Grebes Nest Receive Help from DWR
Western and Clark’s grebes, with their distinctive red eyes, graceful necks and long yellow bills, have returned to the Thermalito Afterbay for their nesting season. The shallow nature of the Afterbay is perfect for these two species of grebes who, along with only a few other aquatic bird species, actually nest on the water. DWR voluntarily restricts the elevation of the Thermalito Afterbay because significant decreases in reservoir elevation could strand the nests out of the water or submerge them if elevations increase. Find more information about the grebes at the DWR Updates webpage. Photos can be found on DWR’s Pixel webpage – enter Grebes in the search bar after creating a user name and password to log in.
Oroville Area Algal Blooms Status
DWR environmental scientists regularly monitor Lake Oroville, the Thermalito North Forebay, and the Thermalito Afterbay for cyanobacteria (blue-green algae) and their toxins. There are currently no Harmful Algal Bloom (HAB) advisories for Lake Oroville, the Thermalito Forebay, or the Thermalito Afterbay.
Algal blooms continue to be present in many locations around Lake Oroville. Lab analysis of water samples from these water bodies continues to find minimal or no amounts of cyanobacteria in the algae. Sampling continues weekly and if elevated levels of cyanobacteria or toxins are found, DWR staff will work with California’s Regional Water Quality Control Board and recreation area managers to notify the public and post advisory signs at the affected waterbody. Non-toxic algal blooms can be irritating or even dangerous to pets and small children. To learn more about HABs, visit the Water Board’s website and DWR’s digital article on the DWR Updates webpage. The public is encouraged to report algal blooms on the HAB reporting webpage.

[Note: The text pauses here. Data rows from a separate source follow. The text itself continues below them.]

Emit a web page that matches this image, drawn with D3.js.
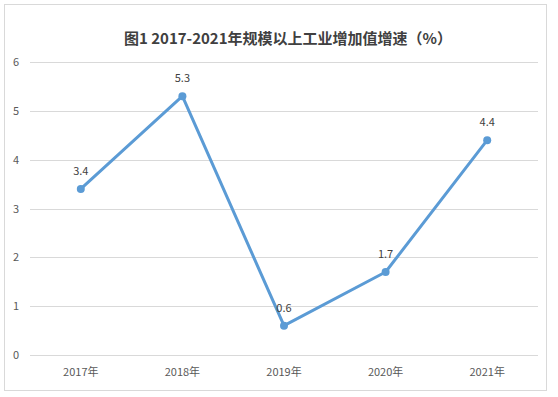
<!DOCTYPE html>
<html>
<head>
<meta charset="utf-8">
<script src="https://cdn.jsdelivr.net/npm/d3@7"></script>
<style>
  body { margin: 0; background: #fff; }
  text { font-family: "Microsoft YaHei", "Noto Sans CJK SC", sans-serif; }
</style>
</head>
<body>
<svg width="558" height="397"></svg>
<script>
var years = ['2017年', '2018年', '2019年', '2020年', '2021年'];
var growth = [3.4, 5.3, 0.6, 1.7, 4.4];
var yTicks = [0, 1, 2, 3, 4, 5, 6];
var title = '图1  2017-2021年规模以上工业增加值增速（%）';

var svg = d3.select('svg');

// chart frame
svg.append('rect')
    .attr('x', 4.5).attr('y', 4.5)
    .attr('width', 542).attr('height', 386)
    .attr('fill', '#fff')
    .attr('stroke', '#d9d9d9');

var x = d3.scalePoint().domain(years).range([30, 538]).padding(0.5);
var y = d3.scaleLinear().domain([0, 6]).range([355, 62]);

// gridlines
svg.append('g')
    .selectAll('line')
    .data(yTicks)
    .enter().append('line')
    .attr('x1', 30).attr('x2', 538)
    .attr('y1', function(d) { return Math.round(y(d)) + 0.5; })
    .attr('y2', function(d) { return Math.round(y(d)) + 0.5; })
    .attr('stroke', '#d9d9d9');

// y labels
svg.append('g')
    .selectAll('text')
    .data(yTicks)
    .enter().append('text')
    .attr('x', 16)
    .attr('y', function(d) { return y(d) + 4; })
    .attr('text-anchor', 'middle')
    .attr('font-size', 11)
    .attr('fill', '#595959')
    .text(function(d) { return d; });

// x labels
svg.append('g')
    .selectAll('text')
    .data(years)
    .enter().append('text')
    .attr('x', function(d) { return x(d); })
    .attr('y', 376)
    .attr('text-anchor', 'middle')
    .attr('font-size', 11)
    .attr('fill', '#595959')
    .text(function(d) { return d; });

var pts = years.map(function(d, i) { return {cat: d, v: growth[i]}; });

var line = d3.line()
    .x(function(d) { return x(d.cat); })
    .y(function(d) { return y(d.v); });

svg.append('path')
    .datum(pts)
    .attr('d', line)
    .attr('fill', 'none')
    .attr('stroke', '#5b9bd5')
    .attr('stroke-width', 3)
    .attr('stroke-linejoin', 'round');

svg.append('g')
    .selectAll('circle')
    .data(pts)
    .enter().append('circle')
    .attr('cx', function(d) { return x(d.cat); })
    .attr('cy', function(d) { return y(d.v); })
    .attr('r', 4)
    .attr('fill', '#5b9bd5');

svg.append('g')
    .selectAll('text')
    .data(pts)
    .enter().append('text')
    .attr('x', function(d) { return x(d.cat); })
    .attr('y', function(d) { return y(d.v) - 14; })
    .attr('text-anchor', 'middle')
    .attr('font-size', 11)
    .attr('fill', '#404040')
    .text(function(d) { return d.v.toFixed(1); });

svg.append('text')
    .attr('x', 288).attr('y', 44)
    .attr('text-anchor', 'middle')
    .attr('font-size', 15)
    .attr('font-weight', 'bold')
    .attr('fill', '#404040')
    .text(title);
</script>
</body>
</html>
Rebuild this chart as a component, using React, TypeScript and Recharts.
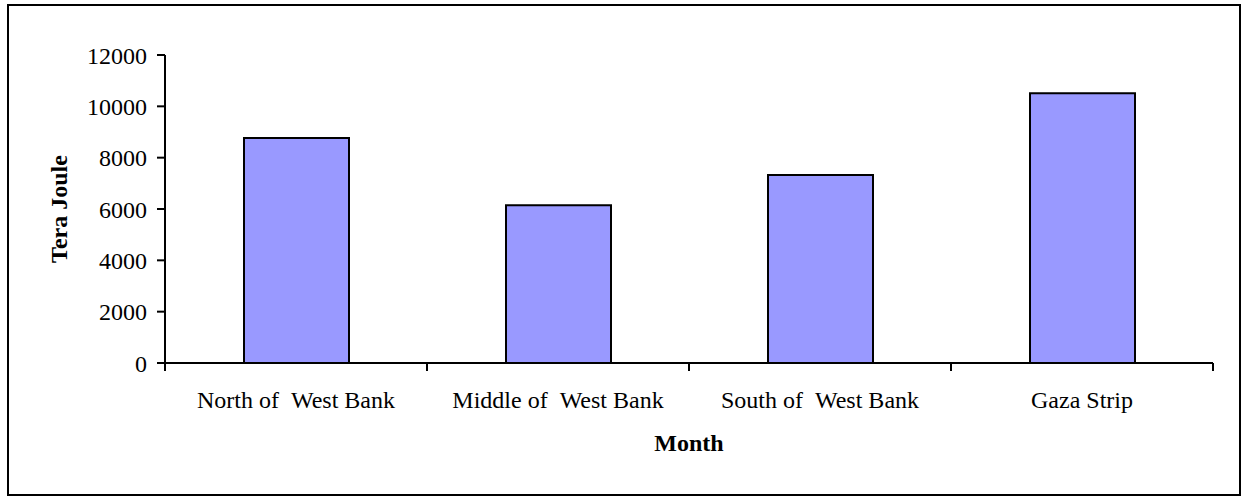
import { BarChart, Bar, XAxis, YAxis } from 'recharts'

// Regions and energy consumption (Tera Joule)
const regions = ['North of  West Bank', 'Middle of  West Bank', 'South of  West Bank', 'Gaza Strip']
const consumption = [8770, 6150, 7320, 10510]
const yTicks = [0, 2000, 4000, 6000, 8000, 10000, 12000]

const FONT = '"Liberation Serif", "Times New Roman", serif'

const data = regions.map((region, i) => ({ region, value: consumption[i] }))

// SVG collapses runs of spaces, so keep the double space with a nbsp
const keepSpaces = (s: string) => s.replace(/  /g, ' \u00a0')

// Excel-style category tick: label in the middle, tick marks on the category boundaries
const CategoryTick = (props: any) => {
  const { x, y, payload, index, visibleTicksCount } = props
  const half = payload.offset ?? 0
  const isLast = index === visibleTicksCount - 1 || payload.value === regions[regions.length - 1]
  return (
    <g>
      <line x1={x - half} x2={x - half} y1={y} y2={y + 8} stroke="#000" strokeWidth={2} />
      {isLast && <line x1={x + half} x2={x + half} y1={y} y2={y + 8} stroke="#000" strokeWidth={2} />}
      <text x={x} y={y + 45} textAnchor="middle" fill="#000" fontSize={24} fontFamily={FONT}>
        {keepSpaces(String(payload.value))}
      </text>
    </g>
  )
}

export default function App() {
  return (
    <div style={{ position: 'absolute', left: 0, top: 0, width: 1243, height: 498, background: '#fff' }}>
      <div
        style={{
          position: 'absolute',
          left: 7,
          top: 4,
          width: 1234,
          height: 492,
          boxSizing: 'border-box',
          border: '2px solid #000',
        }}
      />
      <div style={{ position: 'absolute', left: 0, top: 0 }}>
        <BarChart
          width={1243}
          height={498}
          data={data}
          margin={{ top: 55, right: 30, bottom: 75, left: 65 }}
          style={{ fontFamily: FONT }}
        >
          <XAxis
            dataKey="region"
            height={60}
            axisLine={{ stroke: '#000', strokeWidth: 2 }}
            tickLine={false}
            tickSize={0}
            tickMargin={0}
            interval={0}
            tick={<CategoryTick />}
            label={{
              value: 'Month',
              position: 'bottom',
              offset: 11,
              style: { fill: '#000', fontSize: 24, fontWeight: 'bold', fontFamily: FONT },
            }}
          />
          <YAxis
            width={100}
            domain={[0, 12000]}
            ticks={yTicks}
            interval={0}
            tickSize={8}
            tickMargin={10}
            axisLine={{ stroke: '#000', strokeWidth: 2 }}
            tickLine={{ stroke: '#000', strokeWidth: 2 }}
            tick={{ fill: '#000', fontSize: 24, fontFamily: FONT }}
            label={{
              value: 'Tera Joule',
              angle: -90,
              position: 'insideLeft',
              offset: -7,
              style: { fill: '#000', fontSize: 24, fontWeight: 'bold', fontFamily: FONT, textAnchor: 'middle' },
            }}
          />
          <Bar
            dataKey="value"
            fill="#9999ff"
            stroke="#000"
            strokeWidth={2}
            barSize={105}
            isAnimationActive={false}
          />
        </BarChart>
      </div>
    </div>
  )
}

DWR Water Education Program Educates Youth Online This Summer
Missing Summer Camp? Join DWR’s virtual Summer Camp. DWR Staff will be providing fun activities relating to DWR’s recent Water Wednesday’s videos. The family-friendly programs are designed for kids 10 to 14 but are appropriate for anyone who would like to learn more about California’s water resources. Each video is available on DWR’s YouTube channel and a listing of all the program’s episodes can be found by clicking the Playlists tab. Activity suggestions and information can be found in the video’s comment section as they are added each week.
Current Lake Operations
The elevation of Oroville’s reservoir is about 760 feet and storage is about 1.77 million acre-feet. Daily average inflows to the lake have ranged between 1,365 cfs (cubic feet per second) to 2,025 over the past week. An excessive heat watch is in effect this weekend through Sunday evening and high temperatures will continue into the week of August 17. The Northern Sierra Basin rainfall totals remains below average for the year, at 63 percent of normal.
The total releases to Feather River are 2,300 cfs to meet downstream Bay-Delta water quality and flow standards. Flows through the City of Oroville are about 1,550 cfs. Flows from the Thermalito Afterbay Outlet (Outlet) are about 750 cfs for a total of 2,300 cfs for the Feather River’s high flow channel downstream of the Outlet. Throughout the week flows through the City of Oroville and the Outlet may fluctuate for fisheries purposes.